The thing to remember is that being LGBTQ+ is one part of your identity but not all of it. There is a sense of happiness that comes over with accepting who you are. When it comes to your career, I find that most companies are more obsessed with your skill sets. If you are a gifted software engineer or skilled at what you do, it would be hard to ignore you and it’s important with companies to lead with your value and what you can bring to the table. You may still encounter prejudice in your life regardless of the skillsets you have, don’t get me wrong, but if you are not chosen because you identify as LGBTQ+, then you don’t want to be there anyway.

I also encourage everyone to be more open-minded. For those people who don’t understand my lifestyle, I actually try to be more compassionate to them and if they are interested, share what it entails. 

To me, if someone isn’t knowledgeable it isn’t something to be angry at. It’s very much like having a political debate...to get anywhere you must try to understand the other side. I find that sitting down and having an honest chat, allowing others to get to know you, and trying to get to know them is always helpful.  I know not everyone is comfortable with having difficult conversations, and for those moments having an ally is important. 

There have been times that I have leaned on someone else to help me deliver a difficult message. It’s important in your career to find that champion regardless of how you identify.

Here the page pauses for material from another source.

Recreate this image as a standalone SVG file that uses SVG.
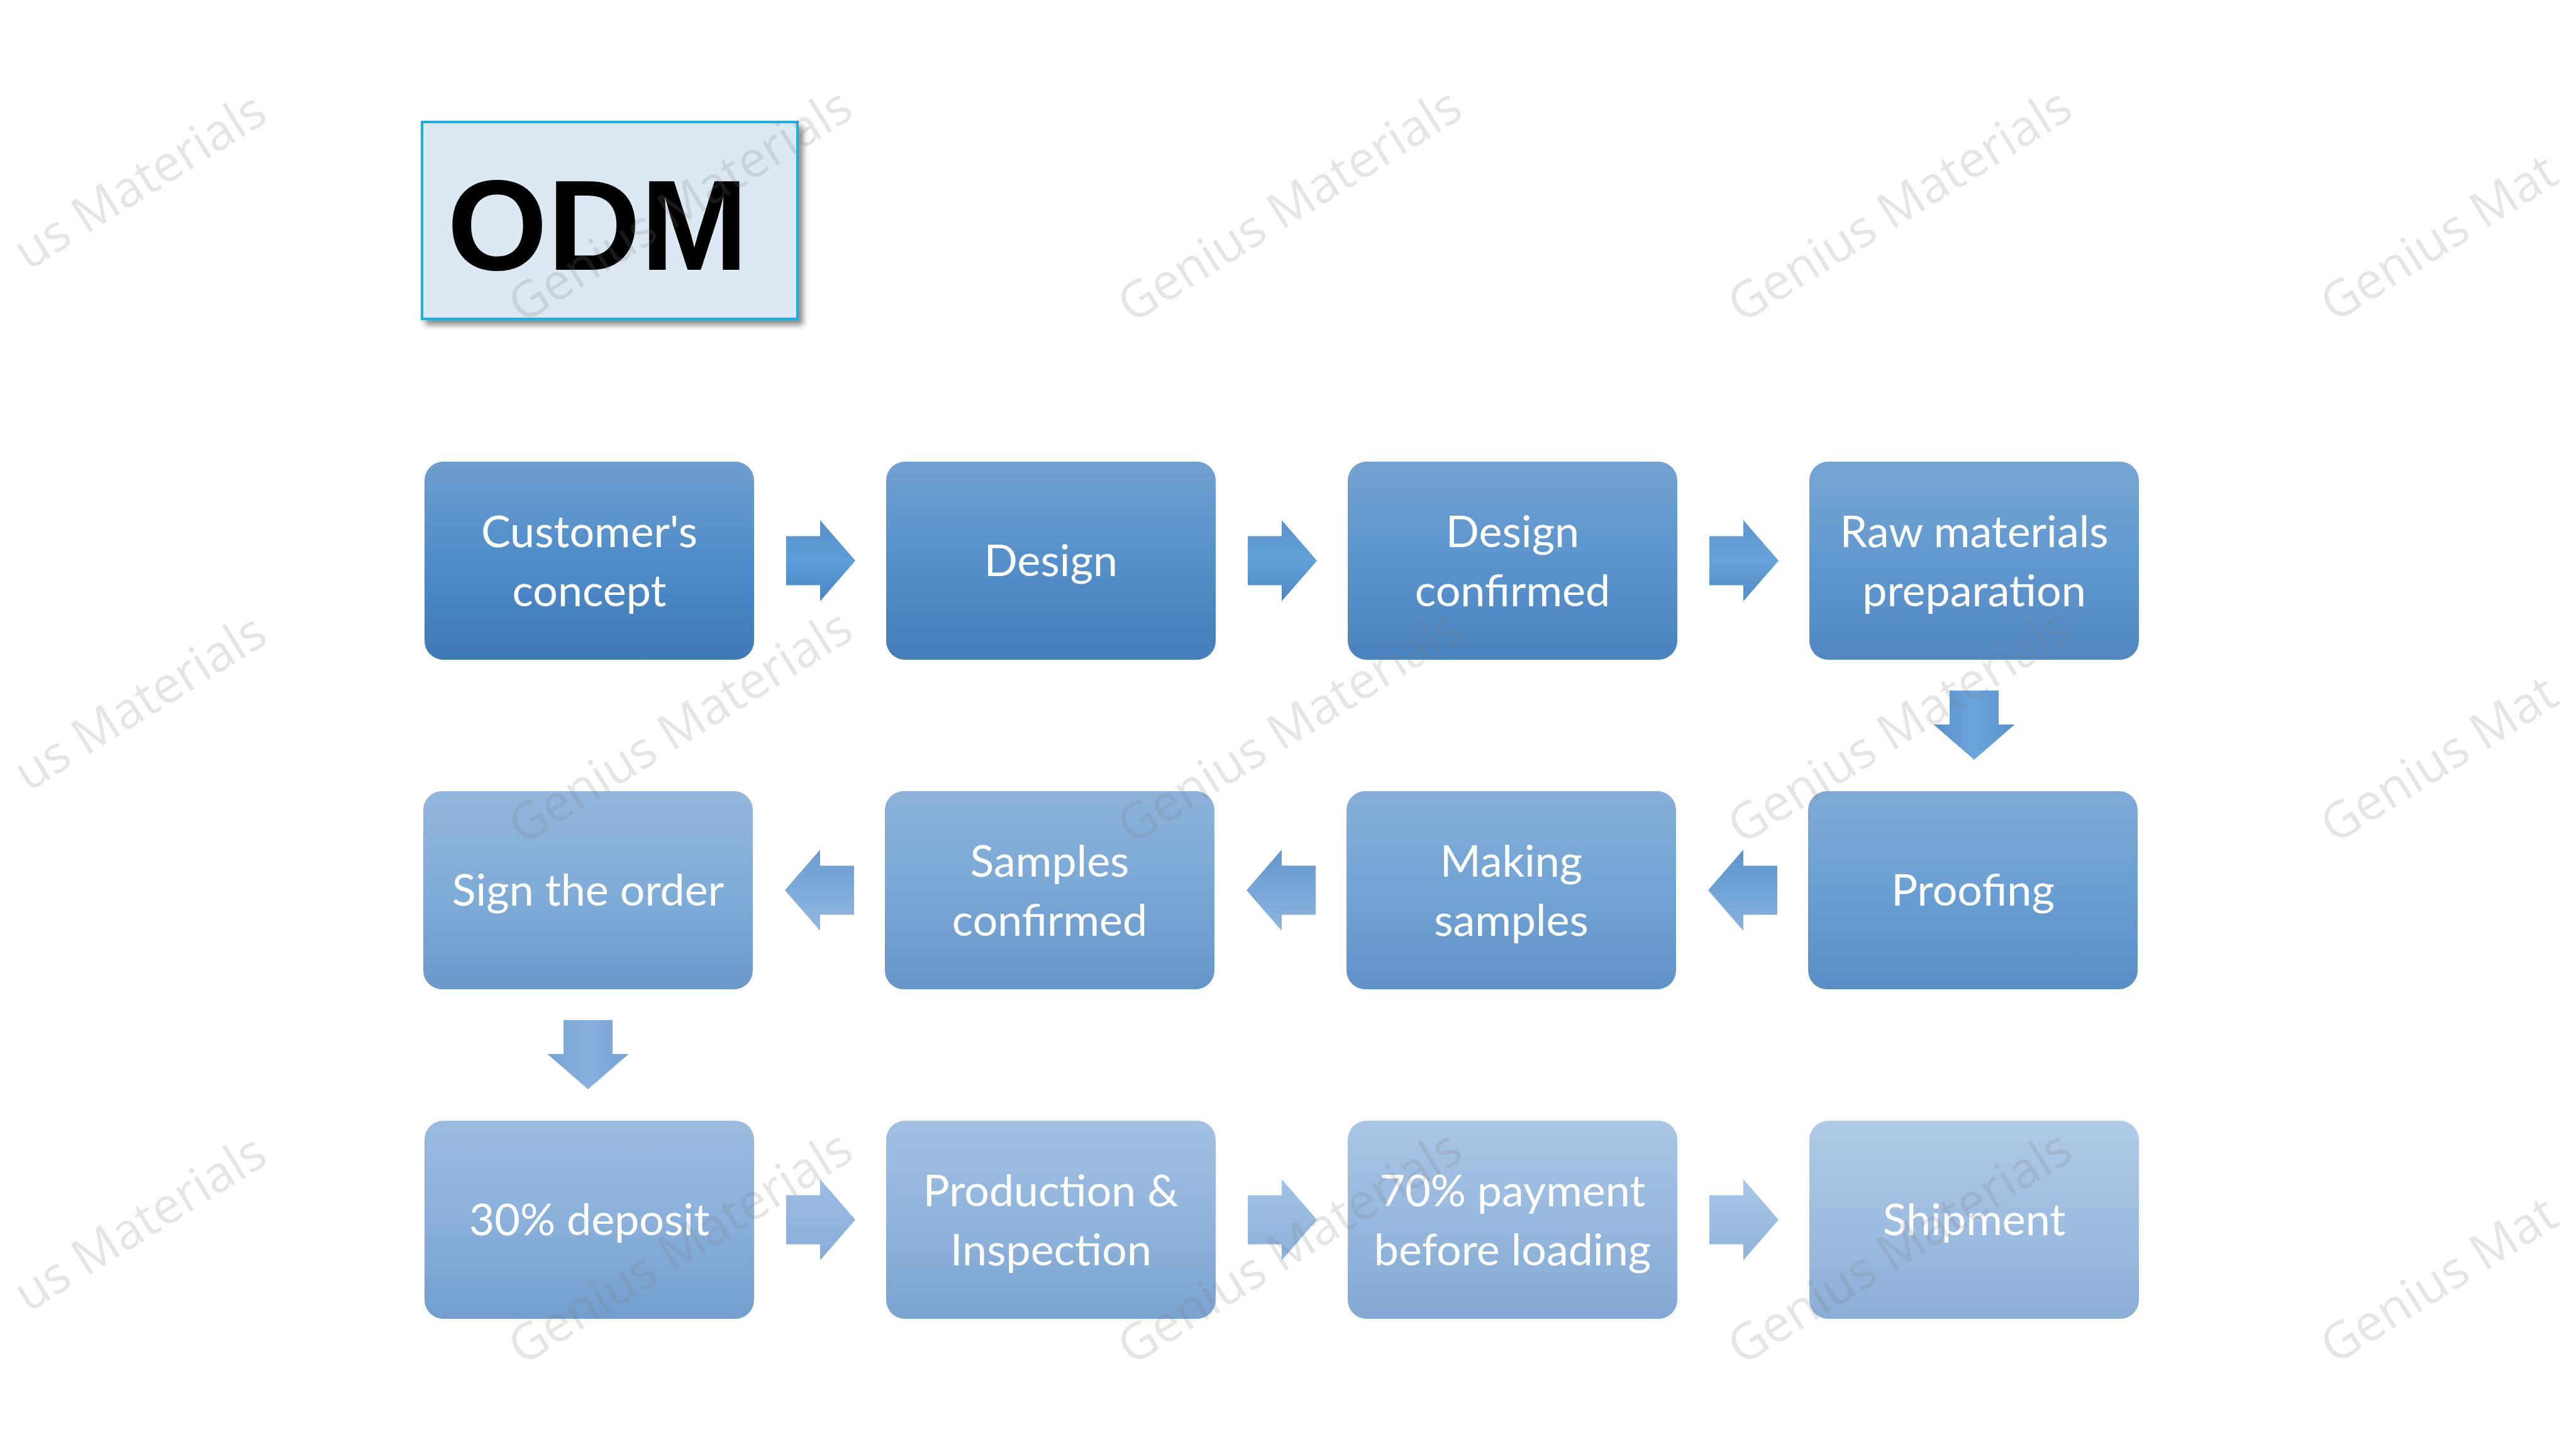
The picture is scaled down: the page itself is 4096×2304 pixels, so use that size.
<svg xmlns="http://www.w3.org/2000/svg" xmlns:xlink="http://www.w3.org/1999/xlink" width="4096" height="2304" viewBox="0 0 4096 2304">
<style>
.lbl{font-family:Lato,"Open Sans","Liberation Sans",sans-serif;font-size:70px;fill:#ffffff;text-anchor:middle}
.wm{font-family:"Open Sans",Lato,"Liberation Sans",sans-serif;font-size:80px;fill:#7f7f7f;fill-opacity:0.2;text-anchor:middle}
.wl{text-anchor:end}
.wr{text-anchor:start}
.title{font-family:"Liberation Sans",Arial,sans-serif;font-weight:bold;font-size:205px;fill:#000000}
</style>
<defs>
<filter id="sh" x="-10%" y="-10%" width="130%" height="130%">
<feDropShadow dx="7" dy="8" stdDeviation="5" flood-color="#000" flood-opacity="0.45"/>
</filter>
<path id="arr" d="M0,-39 H54 V-64.5 L110,0 L54,64.5 V39 H0 Z"/>
<linearGradient id="n1" x1="0" y1="0" x2="0" y2="1"><stop offset="0" stop-color="#6E9ECF"/><stop offset="0.5" stop-color="#4F8CC9"/><stop offset="1" stop-color="#3F79B6"/></linearGradient>
<linearGradient id="n2" x1="0" y1="0" x2="0" y2="1"><stop offset="0" stop-color="#70A0D0"/><stop offset="0.5" stop-color="#5590CB"/><stop offset="1" stop-color="#447DB9"/></linearGradient>
<linearGradient id="n3" x1="0" y1="0" x2="0" y2="1"><stop offset="0" stop-color="#74A2D1"/><stop offset="0.5" stop-color="#5A94CD"/><stop offset="1" stop-color="#4A82BE"/></linearGradient>
<linearGradient id="n4" x1="0" y1="0" x2="0" y2="1"><stop offset="0" stop-color="#78A6D3"/><stop offset="0.5" stop-color="#6098CF"/><stop offset="1" stop-color="#5287C2"/></linearGradient>
<linearGradient id="n5" x1="0" y1="0" x2="0" y2="1"><stop offset="0" stop-color="#80AAD5"/><stop offset="0.5" stop-color="#6A9FD3"/><stop offset="1" stop-color="#5A8DC5"/></linearGradient>
<linearGradient id="n6" x1="0" y1="0" x2="0" y2="1"><stop offset="0" stop-color="#86AED7"/><stop offset="0.5" stop-color="#72A4D5"/><stop offset="1" stop-color="#6091C8"/></linearGradient>
<linearGradient id="n7" x1="0" y1="0" x2="0" y2="1"><stop offset="0" stop-color="#8DB2DA"/><stop offset="0.5" stop-color="#79A8D6"/><stop offset="1" stop-color="#6695C9"/></linearGradient>
<linearGradient id="n8" x1="0" y1="0" x2="0" y2="1"><stop offset="0" stop-color="#94B6DC"/><stop offset="0.5" stop-color="#80ACD8"/><stop offset="1" stop-color="#6C99CB"/></linearGradient>
<linearGradient id="n9" x1="0" y1="0" x2="0" y2="1"><stop offset="0" stop-color="#9CBCE0"/><stop offset="0.5" stop-color="#8AB0DB"/><stop offset="1" stop-color="#739ECD"/></linearGradient>
<linearGradient id="n10" x1="0" y1="0" x2="0" y2="1"><stop offset="0" stop-color="#A3C0E2"/><stop offset="0.5" stop-color="#90B4DC"/><stop offset="1" stop-color="#7AA3D0"/></linearGradient>
<linearGradient id="n11" x1="0" y1="0" x2="0" y2="1"><stop offset="0" stop-color="#AAC5E5"/><stop offset="0.5" stop-color="#97B8DE"/><stop offset="1" stop-color="#82A8D3"/></linearGradient>
<linearGradient id="n12" x1="0" y1="0" x2="0" y2="1"><stop offset="0" stop-color="#B0CAE7"/><stop offset="0.5" stop-color="#9FBDE1"/><stop offset="1" stop-color="#8BAED6"/></linearGradient>
<linearGradient id="a1" x1="0" y1="0" x2="0" y2="1"><stop offset="0" stop-color="#5890CA"/><stop offset="0.5" stop-color="#5E9DD7"/><stop offset="1" stop-color="#4A84C1"/></linearGradient>
<linearGradient id="a2" x1="0" y1="0" x2="0" y2="1"><stop offset="0" stop-color="#5B93CC"/><stop offset="0.5" stop-color="#62A0D8"/><stop offset="1" stop-color="#4E88C4"/></linearGradient>
<linearGradient id="a3" x1="0" y1="0" x2="0" y2="1"><stop offset="0" stop-color="#5E96CE"/><stop offset="0.5" stop-color="#66A2D9"/><stop offset="1" stop-color="#528BC6"/></linearGradient>
<linearGradient id="a4" x1="0" y1="0" x2="0" y2="1"><stop offset="0" stop-color="#5A90CA"/><stop offset="0.5" stop-color="#6CA5DB"/><stop offset="1" stop-color="#5A90CA"/></linearGradient>
<linearGradient id="a5" x1="0" y1="0" x2="0" y2="1"><stop offset="0" stop-color="#8AB1DD"/><stop offset="0.5" stop-color="#6FA3D7"/><stop offset="1" stop-color="#5E93CC"/></linearGradient>
<linearGradient id="a6" x1="0" y1="0" x2="0" y2="1"><stop offset="0" stop-color="#90B4DE"/><stop offset="0.5" stop-color="#76A7D8"/><stop offset="1" stop-color="#6597CE"/></linearGradient>
<linearGradient id="a7" x1="0" y1="0" x2="0" y2="1"><stop offset="0" stop-color="#95B8E0"/><stop offset="0.5" stop-color="#7DABDA"/><stop offset="1" stop-color="#6C9BD0"/></linearGradient>
<linearGradient id="a8" x1="0" y1="0" x2="0" y2="1"><stop offset="0" stop-color="#76A0D2"/><stop offset="0.5" stop-color="#88B1DE"/><stop offset="1" stop-color="#76A0D2"/></linearGradient>
<linearGradient id="a9" x1="0" y1="0" x2="0" y2="1"><stop offset="0" stop-color="#9CBBE1"/><stop offset="0.5" stop-color="#93B6DF"/><stop offset="1" stop-color="#86ACD8"/></linearGradient>
<linearGradient id="a10" x1="0" y1="0" x2="0" y2="1"><stop offset="0" stop-color="#A2C0E3"/><stop offset="0.5" stop-color="#98BAE0"/><stop offset="1" stop-color="#8BB0DA"/></linearGradient>
<linearGradient id="a11" x1="0" y1="0" x2="0" y2="1"><stop offset="0" stop-color="#A8C4E5"/><stop offset="0.5" stop-color="#9DBEE2"/><stop offset="1" stop-color="#90B3DB"/></linearGradient>
</defs>
<rect width="4096" height="2304" fill="#ffffff"/>

<g id="title">
<rect x="671" y="194" width="597" height="313" fill="#DCE8F4" stroke="#17B0E3" stroke-width="4" filter="url(#sh)"/>
<text class="title" x="711" y="429">ODM</text>
</g>

<g id="connectors">
<use xlink:href="#arr" href="#arr" transform="translate(1250,891.5)" fill="url(#a1)"/>
<use xlink:href="#arr" href="#arr" transform="translate(1984,891.5)" fill="url(#a2)"/>
<use xlink:href="#arr" href="#arr" transform="translate(2718,891.5)" fill="url(#a3)"/>
<use xlink:href="#arr" href="#arr" transform="translate(3139,1098) rotate(90)" fill="url(#a4)"/>
<use xlink:href="#arr" href="#arr" transform="translate(2826,1415.5) rotate(180)" fill="url(#a5)"/>
<use xlink:href="#arr" href="#arr" transform="translate(2092,1415.5) rotate(180)" fill="url(#a6)"/>
<use xlink:href="#arr" href="#arr" transform="translate(1358,1415.5) rotate(180)" fill="url(#a7)"/>
<use xlink:href="#arr" href="#arr" transform="translate(935,1622) rotate(90)" fill="url(#a8)"/>
<use xlink:href="#arr" href="#arr" transform="translate(1250,1939.5)" fill="url(#a9)"/>
<use xlink:href="#arr" href="#arr" transform="translate(1984,1939.5)" fill="url(#a10)"/>
<use xlink:href="#arr" href="#arr" transform="translate(2718,1939.5)" fill="url(#a11)"/>
</g>

<g id="node-customers-concept">
<rect x="675" y="734" width="524" height="315" rx="30" fill="url(#n1)"/>
<text class="lbl" x="937" y="870">Customer's</text>
<text class="lbl" x="937" y="964">concept</text>
</g>
<g id="node-design">
<rect x="1409" y="734" width="524" height="315" rx="30" fill="url(#n2)"/>
<text class="lbl" x="1671" y="916">Design</text>
</g>
<g id="node-design-confirmed">
<rect x="2143" y="734" width="524" height="315" rx="30" fill="url(#n3)"/>
<text class="lbl" x="2405" y="870">Design</text>
<text class="lbl" x="2405" y="964">confirmed</text>
</g>
<g id="node-raw-materials">
<rect x="2877" y="734" width="524" height="315" rx="30" fill="url(#n4)"/>
<text class="lbl" x="3139" y="870">Raw materials</text>
<text class="lbl" x="3139" y="964">preparation</text>
</g>
<g id="node-proofing">
<rect x="2875" y="1258" width="524" height="315" rx="30" fill="url(#n5)"/>
<text class="lbl" x="3137" y="1440">Proofing</text>
</g>
<g id="node-making-samples">
<rect x="2141" y="1258" width="524" height="315" rx="30" fill="url(#n6)"/>
<text class="lbl" x="2403" y="1394">Making</text>
<text class="lbl" x="2403" y="1488">samples</text>
</g>
<g id="node-samples-confirmed">
<rect x="1407" y="1258" width="524" height="315" rx="30" fill="url(#n7)"/>
<text class="lbl" x="1669" y="1394">Samples</text>
<text class="lbl" x="1669" y="1488">confirmed</text>
</g>
<g id="node-sign-order">
<rect x="673" y="1258" width="524" height="315" rx="30" fill="url(#n8)"/>
<text class="lbl" x="935" y="1440">Sign the order</text>
</g>
<g id="node-deposit">
<rect x="675" y="1782" width="524" height="315" rx="30" fill="url(#n9)"/>
<text class="lbl" x="937" y="1964">30% deposit</text>
</g>
<g id="node-production">
<rect x="1409" y="1782" width="524" height="315" rx="30" fill="url(#n10)"/>
<text class="lbl" x="1671" y="1918">Production &amp;</text>
<text class="lbl" x="1671" y="2012">Inspection</text>
</g>
<g id="node-payment">
<rect x="2143" y="1782" width="524" height="315" rx="30" fill="url(#n11)"/>
<text class="lbl" x="2405" y="1918">70% payment</text>
<text class="lbl" x="2405" y="2012">before loading</text>
</g>
<g id="node-shipment">
<rect x="2877" y="1782" width="524" height="315" rx="30" fill="url(#n12)"/>
<text class="lbl" x="3139" y="1964">Shipment</text>
</g>

<g id="watermarks">
<text class="wm wl" transform="translate(160,326) rotate(-32)" x="300" y="28">us Materials</text>
<text class="wm" transform="translate(1081,326) rotate(-32)" y="28">Genius Materials</text>
<text class="wm" transform="translate(2050,326) rotate(-32)" y="28">Genius Materials</text>
<text class="wm" transform="translate(3020,326) rotate(-32)" y="28">Genius Materials</text>
<text class="wm wr" transform="translate(3960,326) rotate(-32)" x="-310" y="28">Genius Mat</text>
<text class="wm wl" transform="translate(160,1155) rotate(-32)" x="300" y="28">us Materials</text>
<text class="wm" transform="translate(1081,1155) rotate(-32)" y="28">Genius Materials</text>
<text class="wm" transform="translate(2050,1155) rotate(-32)" y="28">Genius Materials</text>
<text class="wm" transform="translate(3020,1155) rotate(-32)" y="28">Genius Materials</text>
<text class="wm wr" transform="translate(3960,1155) rotate(-32)" x="-310" y="28">Genius Mat</text>
<text class="wm wl" transform="translate(160,1983) rotate(-32)" x="300" y="28">us Materials</text>
<text class="wm" transform="translate(1081,1983) rotate(-32)" y="28">Genius Materials</text>
<text class="wm" transform="translate(2050,1983) rotate(-32)" y="28">Genius Materials</text>
<text class="wm" transform="translate(3020,1983) rotate(-32)" y="28">Genius Materials</text>
<text class="wm wr" transform="translate(3960,1983) rotate(-32)" x="-310" y="28">Genius Mat</text>
</g>
</svg>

What do you think of the workplace today for someone in the LGBTQ+ community?

I’d like to think that it’s become an accepted norm at least in California. I know there was a recent Supreme Court ruling on whether worker protections should be extended to include persons in the LGBTQ+ community and am very happy that it does. It was very important to clarify that the letter of the law DOES include LGBTQ+ rights and I’m glad this is squared away.

What does pride month mean to you?

For me, Pride Month is an important reminder of the struggles the people in this community have had and how quickly things can change. If you asked me in the 90’s if same sex marriage would ever happen in California, my response would’ve been, “You’re out of your mind.” I remember in 2004, my partner and I became the 2nd international couple in Belgium to get married when it was legalized. If you asked me even then if it would be legal in the United States, my answer still would’ve been, “No.” But, look at us now. The things I never thought could be possible are and in such little time.

My partner and I used to fight the good fight pretty passionately. We attended rallies, protests, and joined all the debates. We made a lot of progress since we began and our marriage being recognized in the State of California is the culmination of that. I think the world is a more equal place because of the work we and our fellow LGBTQ+ folks have done but there is always more to do. My partner and I are retired from a lot of the activism, but my successors have not been disappointing. Pride brings into light this new generation of activists and am excited to see what happens next.